* Your objective *
Write out every line exactly, from the start of the records below to the line with "import * as", and stop there. Don't write out the pictures.

====================

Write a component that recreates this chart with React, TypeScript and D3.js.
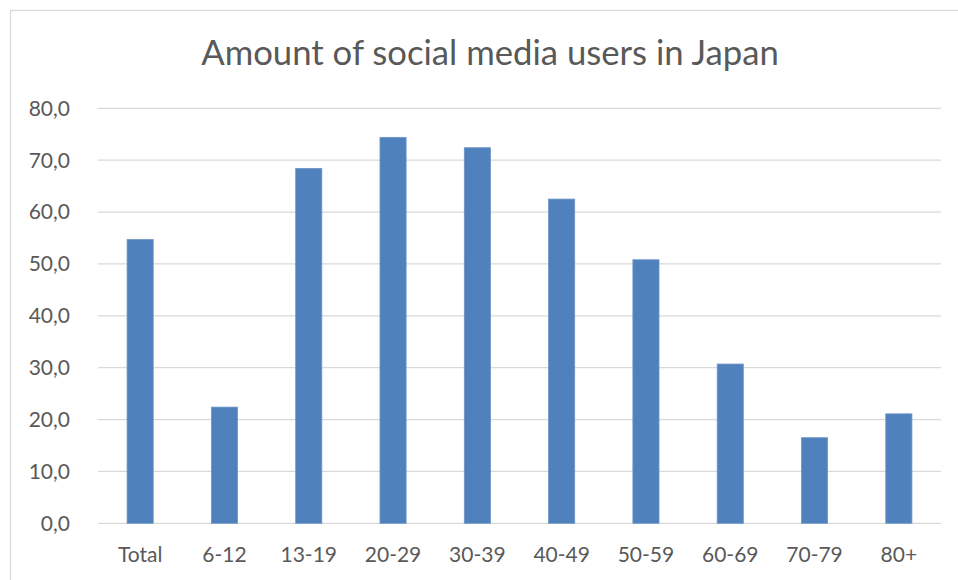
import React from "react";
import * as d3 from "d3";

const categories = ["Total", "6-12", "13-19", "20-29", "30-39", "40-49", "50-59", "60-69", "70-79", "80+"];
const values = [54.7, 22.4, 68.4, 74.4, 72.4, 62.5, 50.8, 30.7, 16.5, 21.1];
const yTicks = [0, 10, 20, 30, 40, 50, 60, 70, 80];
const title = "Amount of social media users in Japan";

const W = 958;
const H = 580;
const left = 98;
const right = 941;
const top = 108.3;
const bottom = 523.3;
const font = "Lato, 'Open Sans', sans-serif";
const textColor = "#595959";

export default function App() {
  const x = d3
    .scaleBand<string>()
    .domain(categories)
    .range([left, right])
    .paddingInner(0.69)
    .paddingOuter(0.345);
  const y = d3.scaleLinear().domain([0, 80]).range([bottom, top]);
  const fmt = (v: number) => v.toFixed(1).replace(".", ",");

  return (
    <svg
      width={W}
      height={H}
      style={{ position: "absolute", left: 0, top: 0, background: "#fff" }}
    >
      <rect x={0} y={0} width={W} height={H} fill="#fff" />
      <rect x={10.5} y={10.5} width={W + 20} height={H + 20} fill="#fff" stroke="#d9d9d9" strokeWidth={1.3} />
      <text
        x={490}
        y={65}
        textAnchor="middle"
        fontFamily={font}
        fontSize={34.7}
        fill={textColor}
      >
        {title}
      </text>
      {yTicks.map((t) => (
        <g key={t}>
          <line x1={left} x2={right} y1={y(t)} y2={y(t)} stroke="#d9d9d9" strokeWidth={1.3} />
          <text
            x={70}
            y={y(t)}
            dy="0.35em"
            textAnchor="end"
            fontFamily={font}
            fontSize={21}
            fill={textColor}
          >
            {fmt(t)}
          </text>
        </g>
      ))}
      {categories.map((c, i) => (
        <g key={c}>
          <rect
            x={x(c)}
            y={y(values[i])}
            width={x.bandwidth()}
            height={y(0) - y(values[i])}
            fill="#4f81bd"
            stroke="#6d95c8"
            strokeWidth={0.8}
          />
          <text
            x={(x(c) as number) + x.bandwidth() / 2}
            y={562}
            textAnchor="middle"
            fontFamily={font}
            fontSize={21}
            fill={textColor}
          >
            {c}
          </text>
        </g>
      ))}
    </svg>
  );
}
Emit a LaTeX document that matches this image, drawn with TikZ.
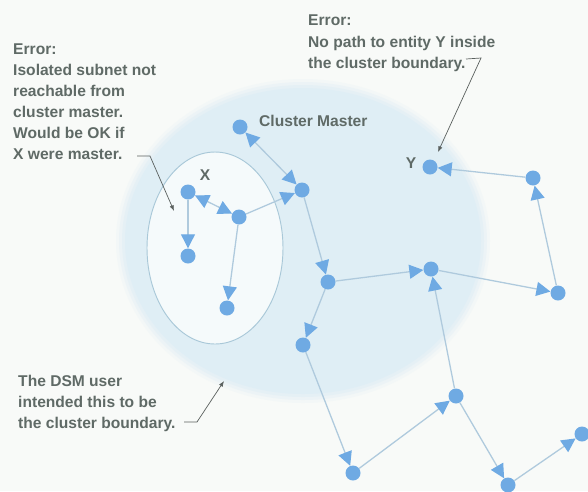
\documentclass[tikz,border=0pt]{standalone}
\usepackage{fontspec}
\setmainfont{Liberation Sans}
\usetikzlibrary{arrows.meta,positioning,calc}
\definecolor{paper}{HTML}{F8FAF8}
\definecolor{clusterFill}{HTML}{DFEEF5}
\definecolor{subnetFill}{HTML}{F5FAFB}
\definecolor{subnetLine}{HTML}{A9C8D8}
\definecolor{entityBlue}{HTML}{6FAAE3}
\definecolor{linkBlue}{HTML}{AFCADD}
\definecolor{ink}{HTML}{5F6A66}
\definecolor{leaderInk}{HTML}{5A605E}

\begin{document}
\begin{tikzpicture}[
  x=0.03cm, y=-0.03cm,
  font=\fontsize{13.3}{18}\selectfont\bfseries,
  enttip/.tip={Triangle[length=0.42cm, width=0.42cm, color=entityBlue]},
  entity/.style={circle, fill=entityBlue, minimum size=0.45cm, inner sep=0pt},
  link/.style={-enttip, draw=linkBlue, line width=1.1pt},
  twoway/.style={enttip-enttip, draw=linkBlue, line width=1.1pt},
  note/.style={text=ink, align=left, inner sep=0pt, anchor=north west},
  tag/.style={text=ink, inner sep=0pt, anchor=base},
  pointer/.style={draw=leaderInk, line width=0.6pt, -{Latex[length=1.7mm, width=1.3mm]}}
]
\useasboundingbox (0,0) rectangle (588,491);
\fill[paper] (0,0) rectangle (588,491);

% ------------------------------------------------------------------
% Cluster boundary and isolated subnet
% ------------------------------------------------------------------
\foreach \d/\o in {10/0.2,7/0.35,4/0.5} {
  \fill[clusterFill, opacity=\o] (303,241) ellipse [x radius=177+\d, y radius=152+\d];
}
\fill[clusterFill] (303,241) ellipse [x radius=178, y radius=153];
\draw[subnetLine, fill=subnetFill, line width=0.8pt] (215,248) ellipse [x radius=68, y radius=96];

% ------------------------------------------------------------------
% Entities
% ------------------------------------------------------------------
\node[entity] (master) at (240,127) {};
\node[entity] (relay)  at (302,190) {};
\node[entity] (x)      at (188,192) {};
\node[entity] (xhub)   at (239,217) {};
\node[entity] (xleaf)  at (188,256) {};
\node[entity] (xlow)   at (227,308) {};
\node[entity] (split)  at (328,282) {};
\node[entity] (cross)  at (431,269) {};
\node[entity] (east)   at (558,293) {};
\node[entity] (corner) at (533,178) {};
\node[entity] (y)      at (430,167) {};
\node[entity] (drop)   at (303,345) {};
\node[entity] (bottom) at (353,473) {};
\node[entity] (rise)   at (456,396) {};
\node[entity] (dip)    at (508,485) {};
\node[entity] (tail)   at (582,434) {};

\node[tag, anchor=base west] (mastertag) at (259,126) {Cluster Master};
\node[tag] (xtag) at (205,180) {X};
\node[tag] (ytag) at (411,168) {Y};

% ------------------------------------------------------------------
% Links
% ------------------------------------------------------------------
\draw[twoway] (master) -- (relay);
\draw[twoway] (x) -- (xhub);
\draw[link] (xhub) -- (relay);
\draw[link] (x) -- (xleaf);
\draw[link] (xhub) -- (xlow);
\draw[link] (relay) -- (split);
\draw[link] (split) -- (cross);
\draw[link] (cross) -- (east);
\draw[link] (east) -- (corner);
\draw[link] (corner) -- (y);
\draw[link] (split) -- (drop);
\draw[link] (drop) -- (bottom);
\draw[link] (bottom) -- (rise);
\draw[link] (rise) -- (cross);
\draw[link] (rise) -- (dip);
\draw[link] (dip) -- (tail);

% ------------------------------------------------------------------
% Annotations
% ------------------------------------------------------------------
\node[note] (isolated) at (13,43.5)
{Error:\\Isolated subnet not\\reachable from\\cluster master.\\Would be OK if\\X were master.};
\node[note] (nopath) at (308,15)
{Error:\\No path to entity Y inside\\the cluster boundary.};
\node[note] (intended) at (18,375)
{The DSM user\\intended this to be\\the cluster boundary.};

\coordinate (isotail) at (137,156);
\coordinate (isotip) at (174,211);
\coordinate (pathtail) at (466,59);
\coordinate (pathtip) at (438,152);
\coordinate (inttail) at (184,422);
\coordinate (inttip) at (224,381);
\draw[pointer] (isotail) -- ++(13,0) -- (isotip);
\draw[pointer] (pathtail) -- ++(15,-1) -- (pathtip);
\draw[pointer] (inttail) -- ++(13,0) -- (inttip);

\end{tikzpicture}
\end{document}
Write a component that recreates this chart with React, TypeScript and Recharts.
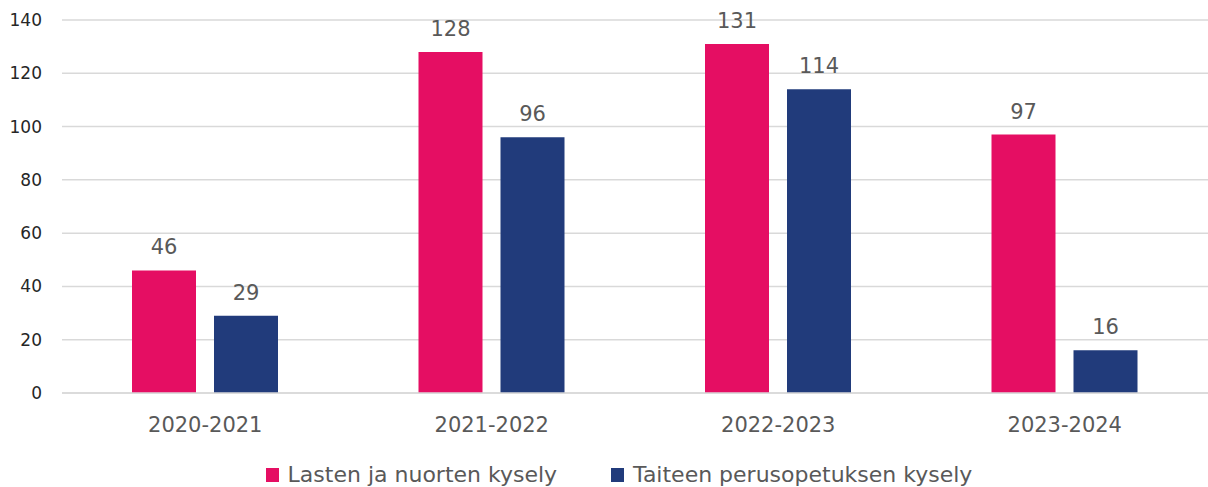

====================

* Task solution *
Write a component that recreates this chart with React, TypeScript and D3.js.
import React from "react";
import * as d3 from "d3";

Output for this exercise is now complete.